München – Der Judaist Peter Schäfer sieht in der aktuellen Inszenierung der Passionsspiele in Oberammergau einen „jüdisch-christlichen Einheitsbrei“. Bei dem Versuch, antisemitische Tendenzen aus dem Stoff zu entfernen, sei „ein Juden-Christentum“ herausgekommen, „bei dem sich Juden wie Christen wohlfühlen können, ohne wirkliche Unterschiede, ohne Konflikte“, schreibt er in einem Gastbeitrag für die Süddeutsche Zeitung (Wochenende). Die 42. Passionsspiele in Oberammergau gehen am Sonntag zu Ende.
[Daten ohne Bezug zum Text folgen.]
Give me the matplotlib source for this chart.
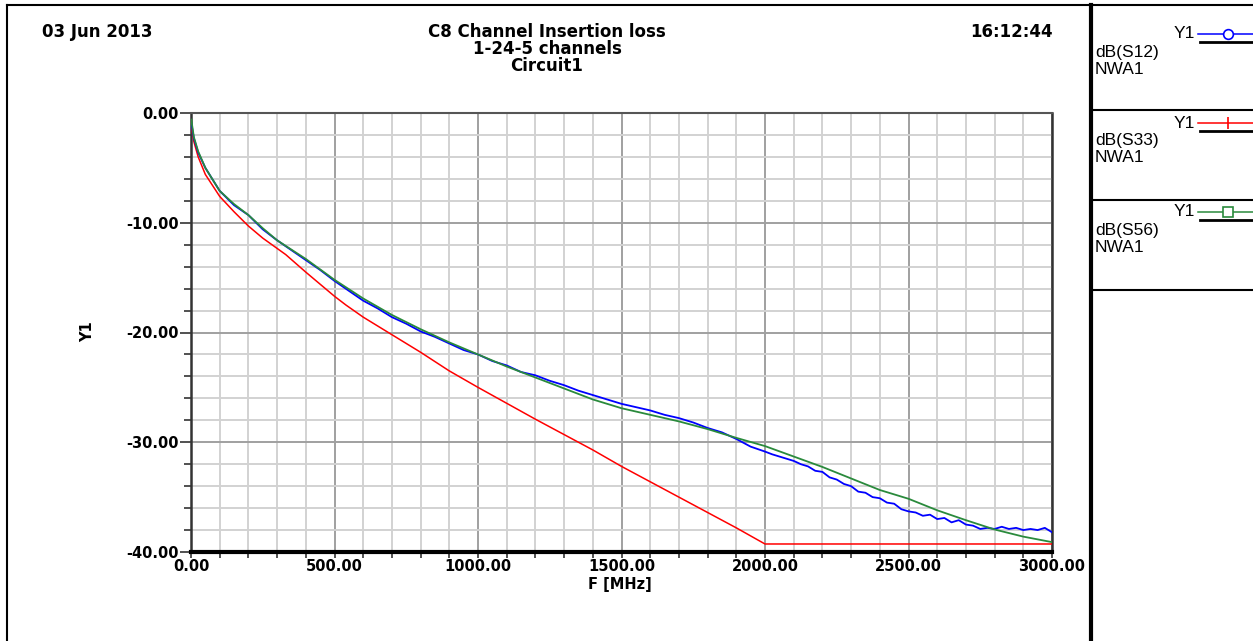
import matplotlib
matplotlib.use("Agg")
import matplotlib.pyplot as plt
from matplotlib.lines import Line2D
from matplotlib.ticker import MultipleLocator, FormatStrFormatter

W, H = 1253, 641

# --- data ---
freq_smooth = [1, 10, 25, 50, 100, 150, 200, 250, 300, 400, 500, 600, 700, 800,
               900, 1000, 1100, 1200, 1300, 1400, 1500, 1600, 1700, 1800, 1900,
               2000, 2100, 2200, 2300, 2400, 2500, 2600, 2700, 2800, 2900, 3000]

s56_db = [-0.6, -2.2, -3.5, -5.0, -7.1, -8.3, -9.3, -10.5, -11.6, -13.3, -15.2,
          -16.9, -18.4, -19.7, -20.9, -22.0, -23.1, -24.1, -25.1, -26.1, -26.9,
          -27.5, -28.1, -28.8, -29.6, -30.35, -31.3, -32.25, -33.3, -34.35, -35.15,
          -36.2, -37.1, -37.95, -38.6, -39.1]

s33_freq = [1, 10, 25, 50, 100, 150, 200, 250, 330, 400, 500, 540, 600, 700, 800,
            900, 1000, 1100, 1200, 1300, 1400, 1500, 1600, 1700, 1800, 1900, 2000,
            3000]
s33_db = [-1.2, -2.6, -4.0, -5.6, -7.6, -9.0, -10.3, -11.4, -12.9, -14.5, -16.7,
          -17.5, -18.6, -20.2, -21.8, -23.5, -25.0, -26.45, -27.9, -29.3, -30.7,
          -32.2, -33.6, -35.0, -36.4, -37.8, -39.27, -39.27]

s12_freq = [1, 10, 25, 50, 100, 150, 200, 250, 300, 350, 400, 450, 500, 550, 600,
            650, 700, 750, 800, 850, 900, 950, 1000, 1050, 1100, 1150, 1200, 1250,
            1300, 1350, 1400, 1450, 1500, 1550, 1600, 1650, 1700, 1750, 1800, 1850,
            1900, 1950, 2000, 2025, 2050, 2075, 2100, 2125, 2150, 2175, 2200, 2225,
            2250, 2275, 2300, 2325, 2350, 2375, 2400, 2425, 2450, 2475, 2500, 2525,
            2550, 2575, 2600, 2625, 2650, 2675, 2700, 2725, 2750, 2775, 2800, 2825,
            2850, 2875, 2900, 2925, 2950, 2975, 3000]
s12_db = [-0.9, -2.3, -3.6, -5.0, -7.1, -8.4, -9.3, -10.6, -11.6, -12.5, -13.4,
          -14.3, -15.3, -16.2, -17.1, -17.8, -18.6, -19.2, -19.9, -20.4, -21.0,
          -21.6, -22.0, -22.6, -23.0, -23.6, -23.9, -24.4, -24.8, -25.3, -25.7,
          -26.1, -26.5, -26.8, -27.1, -27.5, -27.8, -28.2, -28.7, -29.1, -29.7,
          -30.4, -30.85, -31.1, -31.3, -31.5, -31.7, -32.0, -32.2, -32.6, -32.7,
          -33.2, -33.4, -33.8, -34.0, -34.5, -34.6, -35.0, -35.1, -35.5, -35.6,
          -36.1, -36.3, -36.4, -36.7, -36.6, -37.0, -36.9, -37.3, -37.1, -37.5,
          -37.6, -37.9, -37.8, -37.9, -37.7, -37.9, -37.8, -38.0, -37.9, -38.0,
          -37.8, -38.2]

legend_names = ["dB(S12)", "dB(S33)", "dB(S56)"]
legend_colors = ["#0000ff", "#ff0000", "#2a8a3c"]
legend_markers = ["o", "|", "s"]

BOLD_FONT = "DejaVu Sans"
PLAIN_FONT = "Liberation Sans"


def fx(x):
    return x / W


def fy(y):
    return 1 - y / H


def hline(fig, x0, x1, y, lw=1.0, color="black"):
    fig.add_artist(Line2D([fx(x0), fx(x1)], [fy(y), fy(y)], color=color, lw=lw,
                          transform=fig.transFigure))


def vline(fig, x, y0, y1, lw=1.0, color="black"):
    fig.add_artist(Line2D([fx(x), fx(x)], [fy(y0), fy(y1)], color=color, lw=lw,
                          transform=fig.transFigure))


def main():
    fig = plt.figure(figsize=(W / 100, H / 100), dpi=100)
    fig.patch.set_facecolor("white")

    ax = fig.add_axes([fx(191), fy(552), fx(1052) - fx(191), fy(113) - fy(552)])
    ax.plot(s33_freq, s33_db, color="#ff0000", lw=1.1, zorder=3)
    ax.plot(freq_smooth, s56_db, color="#2a8a3c", lw=1.3, zorder=4)
    ax.plot(s12_freq, s12_db, color="#0000ff", lw=1.3, zorder=3)

    ax.set_xlim(0, 3000)
    ax.set_ylim(-40, 0)
    ax.xaxis.set_major_locator(MultipleLocator(500))
    ax.xaxis.set_minor_locator(MultipleLocator(100))
    ax.yaxis.set_major_locator(MultipleLocator(10))
    ax.yaxis.set_minor_locator(MultipleLocator(2))
    ax.xaxis.set_major_formatter(FormatStrFormatter("%.2f"))
    ax.yaxis.set_major_formatter(FormatStrFormatter("%.2f"))
    ax.grid(which="minor", color="#d2d2d2", lw=1.4, zorder=0)
    ax.grid(which="major", color="#a0a0a0", lw=1.4, zorder=1)
    ax.set_axisbelow(True)

    ax.tick_params(axis="both", which="both", direction="out", colors="#333333",
                   width=1.2)
    ax.tick_params(axis="y", which="major", length=8, pad=1)
    ax.tick_params(axis="y", which="minor", length=5)
    ax.tick_params(axis="x", which="major", length=4, pad=1)
    ax.tick_params(axis="x", which="minor", length=4)
    for lab in ax.get_xticklabels() + ax.get_yticklabels():
        lab.set_fontfamily(BOLD_FONT)
        lab.set_fontweight("bold")
        lab.set_fontsize(10.5)
        lab.set_color("black")

    ax.spines["left"].set_color("#333333")
    ax.spines["left"].set_linewidth(1.8)
    ax.spines["right"].set_color("#333333")
    ax.spines["right"].set_linewidth(1.8)
    ax.spines["top"].set_color("#555555")
    ax.spines["top"].set_linewidth(1.5)
    ax.spines["bottom"].set_color("black")
    ax.spines["bottom"].set_linewidth(3)

    txt = dict(fontfamily=BOLD_FONT, fontweight="bold", fontsize=10.5, va="center")
    fig.text(fx(620), fy(585), "F [MHz]", ha="center", **txt)
    fig.text(fx(88), fy(332), "Y1", ha="center", rotation=90, **txt)

    # --- header texts ---
    head = dict(txt, fontsize=12)
    fig.text(fx(42), fy(32), "03 Jun 2013", ha="left", **head)
    fig.text(fx(1053), fy(32), "16:12:44", ha="right", **head)
    for i, line in enumerate(["C8 Channel Insertion loss", "1-24-5 channels", "Circuit1"]):
        fig.text(fx(547), fy(32 + 17 * i), line, ha="center", **head)

    # --- outer frame and legend panel ---
    hline(fig, 7, W, 5, lw=1.5)
    vline(fig, 7, 5, H, lw=1.5)
    vline(fig, 1091, 5, H, lw=3)
    for y in (110, 200, 290):
        hline(fig, 1091, W, y, lw=1.5)

    leg_txt = dict(fontfamily=PLAIN_FONT, fontsize=12.5, va="center")
    for i, (name, color, marker) in enumerate(zip(legend_names, legend_colors,
                                                 legend_markers)):
        y0 = 34 + 89 * i
        fig.text(fx(1195), fy(y0), "Y1", ha="right", **leg_txt)
        fig.add_artist(Line2D([fx(1198), fx(W)], [fy(y0), fy(y0)], color=color,
                              lw=1.1, transform=fig.transFigure))
        fig.add_artist(Line2D([fx(1228)], [fy(y0)], color=color, marker=marker,
                              markersize=9 if marker == "|" else 7,
                              markerfacecolor="white", markeredgewidth=1.2,
                              transform=fig.transFigure))
        hline(fig, 1200, W, y0 + 8, lw=2)
        fig.text(fx(1095), fy(y0 + 18), name, ha="left", **leg_txt)
        fig.text(fx(1095), fy(y0 + 35), "NWA1", ha="left", **leg_txt)

    fig.savefig("out.png", dpi=100, facecolor="white")
    plt.close(fig)


if __name__ == "__main__":
    main()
Die neue Fassung des Passionsspiels wolle „hinter die Botschaft des Neuen Testaments zurück“, schreibt Schäfer weiter. Dies werde weder dem Neuen Testament noch der historischen Situation zur Zeit Jesu gerecht. Aus seiner Sicht soll davon das Signal ausgehen, dass die Deutschen ihre Lektion endgültig gelernt hätten: „Wir beseitigen alle Spuren des Antisemitismus aus den Passionsspielen und aus dem Neuen Testament – und, weil wir schon mal dabei sind, das Neue Testament gleich mit. Mit anderen Worten: Wir erklären der Welt, wie Judentum und Christentum aussehen müssen, damit Juden und Christen in Zukunft einträchtig miteinander leben können.“
Er dagegen unterstelle dem Neuen Testament „durchaus und ganz bewusst antisemitische Tendenzen“, betont der in Princeton lehrende Wissenschaftler. „Antijüdische Spitzen“ seien jedoch aus der Handlung „eliminiert“ worden, jüdische Kernaussagen würden „für die neue jüdisch-christliche Religion Jesu reklamiert“.
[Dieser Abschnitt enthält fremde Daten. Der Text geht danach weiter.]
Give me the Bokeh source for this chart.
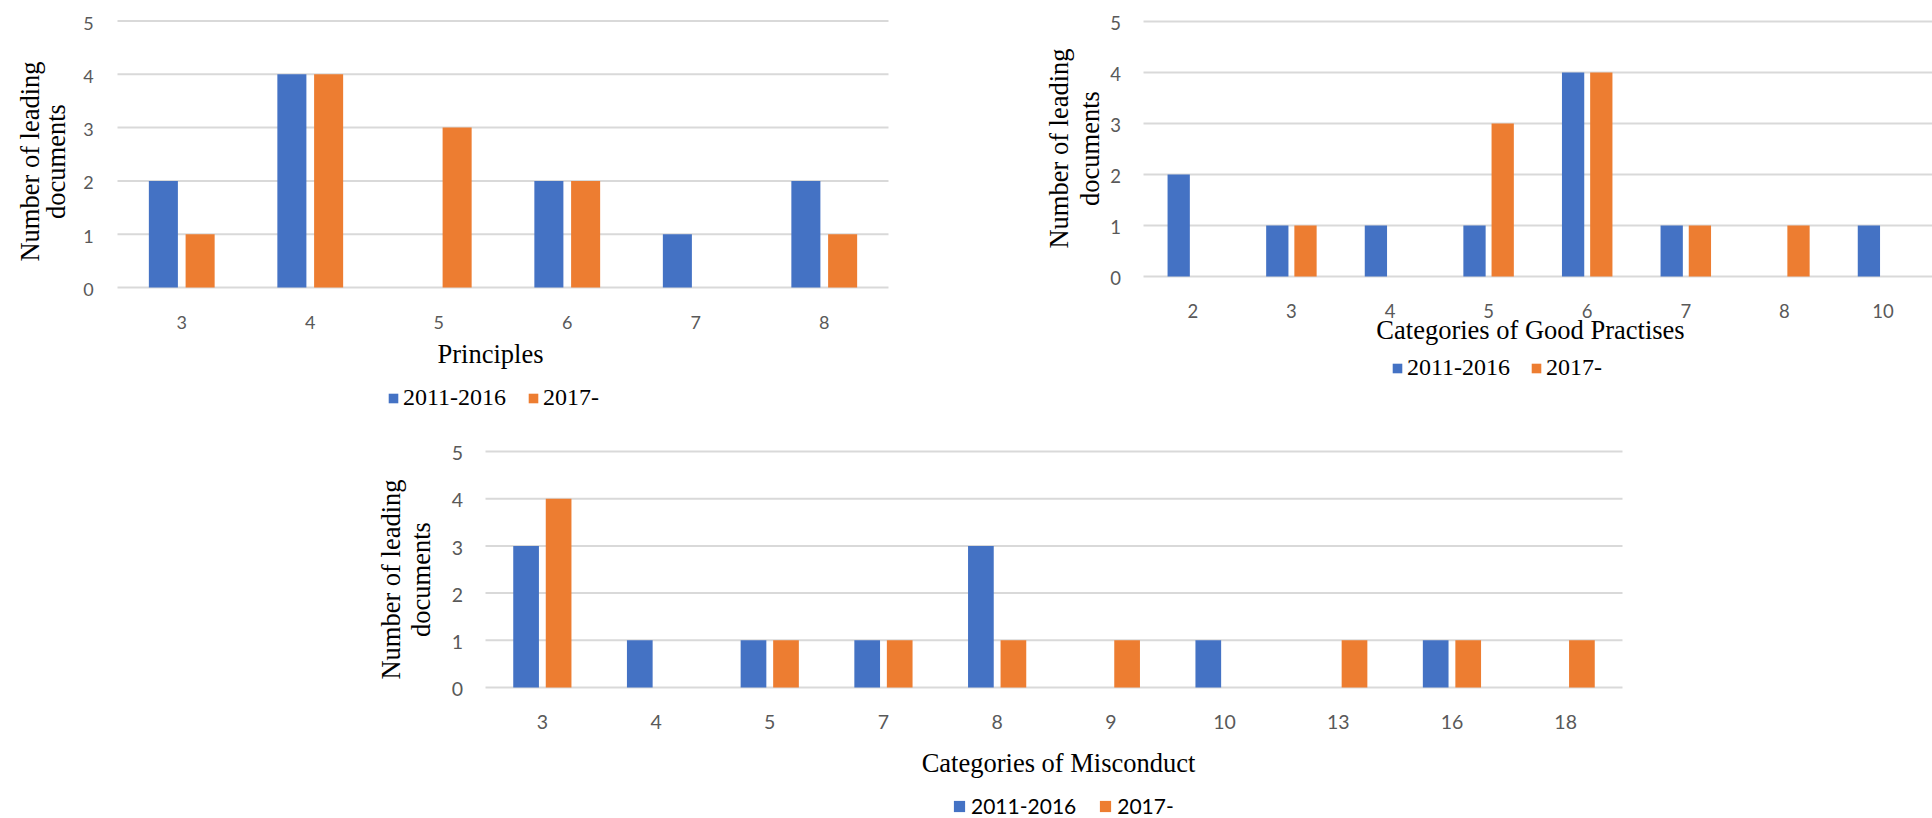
import math
from bokeh.plotting import figure
from bokeh.models import Range1d, Label, Legend, LegendItem, ColumnDataSource
from bokeh.transform import dodge
from bokeh.core.properties import value
from bokeh.layouts import column, row
from bokeh.embed import file_html
from bokeh.resources import INLINE

# ---------------- data ----------------
series_names = ["2011-2016", "2017-"]

principles_cats = ["3", "4", "5", "6", "7", "8"]
principles_2011 = [2, 4, 0, 2, 1, 2]
principles_2017 = [1, 4, 3, 2, 0, 1]

practises_cats = ["2", "3", "4", "5", "6", "7", "8", "10"]
practises_2011 = [2, 1, 1, 1, 4, 1, 0, 1]
practises_2017 = [0, 1, 0, 3, 4, 1, 1, 0]

misconduct_cats = ["3", "4", "5", "7", "8", "9", "10", "13", "16", "18"]
misconduct_2011 = [3, 1, 1, 1, 3, 0, 1, 0, 1, 0]
misconduct_2017 = [4, 0, 1, 1, 1, 1, 0, 1, 1, 1]

y_ticks = [0, 1, 2, 3, 4, 5]
y_title = ["Number of leading", "documents"]

BLUE = "#4472C4"
ORANGE = "#ED7D31"
GRID = "#d9d9d9"
TICK = "#595959"
SERIF = "Liberation Serif"
SANS = "Lato"


def make_chart(cats, a, b, width, height, xr, yr, tick_size, xlab_y,
               ylab_x, ylab_dy, xtitle, xtitle_pos, ytitle_pos, leg_loc,
               leg_font, leg_size, leg_glyph, leg_standoff, leg_spacing):
    n = len(cats)
    centers = [i + 0.5 for i in range(n)]
    src = ColumnDataSource(dict(x=centers, cat=cats, a=a, b=b))
    p = figure(width=width, height=height, x_range=Range1d(*xr),
               y_range=Range1d(*yr), x_axis_location=None,
               y_axis_location=None, min_border=0, output_backend="svg",
               toolbar_location=None)
    p.outline_line_color = None
    p.background_fill_color = "white"
    p.border_fill_color = "white"
    for g in p.grid:
        g.visible = False

    # horizontal grid lines across the category band
    p.segment(x0=[0] * len(y_ticks), x1=[n] * len(y_ticks), y0=y_ticks,
              y1=y_ticks, line_color=GRID, line_width=2)

    r1 = p.vbar(x=dodge("x", -0.143), top="a", width=0.226, source=src,
                fill_color=BLUE, line_color=None)
    r2 = p.vbar(x=dodge("x", 0.143), top="b", width=0.226, source=src,
                fill_color=ORANGE, line_color=None)

    # category tick labels
    p.text(x="x", y=xlab_y, text="cat", source=src, text_font=value(SANS),
           text_font_size=tick_size, text_color=TICK, text_align="center",
           text_baseline="alphabetic")
    # value tick labels
    p.text(x=[ylab_x] * len(y_ticks), y=[t - ylab_dy for t in y_ticks],
           text=[str(t) for t in y_ticks], text_font=value(SANS),
           text_font_size=tick_size, text_color=TICK, text_align="center",
           text_baseline="alphabetic")

    # axis titles
    p.add_layout(Label(x=xtitle_pos[0], y=xtitle_pos[1], text=xtitle,
                       text_font=SERIF, text_font_size="26.5px",
                       text_color="black", text_align="center",
                       text_baseline="alphabetic"))
    for txt, xx in zip(y_title, ytitle_pos[0]):
        p.add_layout(Label(x=xx, y=ytitle_pos[1], text=txt, angle=math.pi / 2,
                           text_font=SERIF, text_font_size="26.5px",
                           text_color="black", text_align="center",
                           text_baseline="alphabetic"))

    legend = Legend(items=[LegendItem(label=series_names[0], renderers=[r1]),
                           LegendItem(label=series_names[1], renderers=[r2])],
                    orientation="horizontal", location=leg_loc,
                    label_text_font=leg_font, label_text_font_size=leg_size,
                    label_text_color="black", glyph_width=leg_glyph,
                    glyph_height=leg_glyph, label_standoff=leg_standoff,
                    spacing=leg_spacing, padding=0, margin=0,
                    border_line_color=None, background_fill_alpha=0)
    p.add_layout(legend)
    return p


# chart 1 : figure 1000x420 at (0,0); band x 117..888 (128.5 px/unit); 0 at y 287 (53.3 px/unit)
p1 = make_chart(principles_cats, principles_2011, principles_2017,
                width=1000, height=420, xr=(-0.9105, 6.8716),
                yr=(-2.4953, 5.3846), tick_size="18px", xlab_y=-0.653,
                ylab_x=-0.2257, ylab_dy=0.039,
                xtitle="Principles", xtitle_pos=(2.903, -1.253),
                ytitle_pos=((-0.684, -0.476), 2.364),
                leg_loc=(387, 9), leg_font=SERIF, leg_size="24px",
                leg_glyph=12, leg_standoff=4, leg_spacing=21)

# chart 2 : figure 932x420 at (1000,0); band x 1143..1932 (98.6 px/unit); 0 at y 276 (51 px/unit)
p2 = make_chart(practises_cats, practises_2011, practises_2017,
                width=932, height=420, xr=(-1.4503, 8.002),
                yr=(-2.8235, 5.4118), tick_size="18.5px", xlab_y=-0.667,
                ylab_x=-0.284, ylab_dy=0.032,
                xtitle="Categories of Good Practises", xtitle_pos=(3.925, -1.055),
                ytitle_pos=((-0.854, -0.540), 2.51),
                leg_loc=(391, 39), leg_font=SERIF, leg_size="24px",
                leg_glyph=12, leg_standoff=4, leg_spacing=20)

# chart 3 : figure 1932x398 at (0,420); band x 485..1622 (113.7 px/unit); 0 at y 687 (47.2 px/unit)
p3 = make_chart(misconduct_cats, misconduct_2011, misconduct_2017,
                width=1932, height=398, xr=(-4.2656, 12.7265),
                yr=(-2.7754, 5.6568), tick_size="19.5px", xlab_y=-0.729,
                ylab_x=-0.246, ylab_dy=0.036,
                xtitle="Categories of Misconduct", xtitle_pos=(5.040, -1.605),
                ytitle_pos=((-0.834, -0.564), 2.288),
                leg_loc=(952, 0), leg_font=SANS, leg_size="21px",
                leg_glyph=14, leg_standoff=5, leg_spacing=22)

layout = column(row(p1, p2, spacing=0), p3, spacing=0)

open("out.html", "w").write(file_html(layout, INLINE))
Hebräische Worte und jüdische Gebete würden im Passionsspiel als „Folkore“ genutzt, die Jesusfigur sei „geradezu besessen von ‚Liebe‘ als zentraler Botschaft des Neuen Testaments“. Dabei gehe beispielsweise unter, dass die christliche Vorstellung vom Glauben an jemanden oder etwas dem Judentum – und damit dem historischen Jesus – eher fremd sei. Auch dass der Passions-Jesus in der Szene des letzten Abendmahls an Liebe und Nächstenliebe appelliert, kritisiert der frühere Leiter des Jüdischen Museums Berlin: „Kitschiger und sowohl historisch wie auch theologisch sinnloser könnte man es nicht machen.“
Ebenso sei die „entscheidende Botschaft“ von der Auferstehung Jesu „seltsam heruntergespielt“, schreibt Schäfer. Der auferstandene Jesus tritt nicht mehr auf, auch gibt es keine Szene zur Aussendung der Apostel. „Diese Botschaft war für die Oberammergauer Inszenierung dann offenbar doch zu christlich“.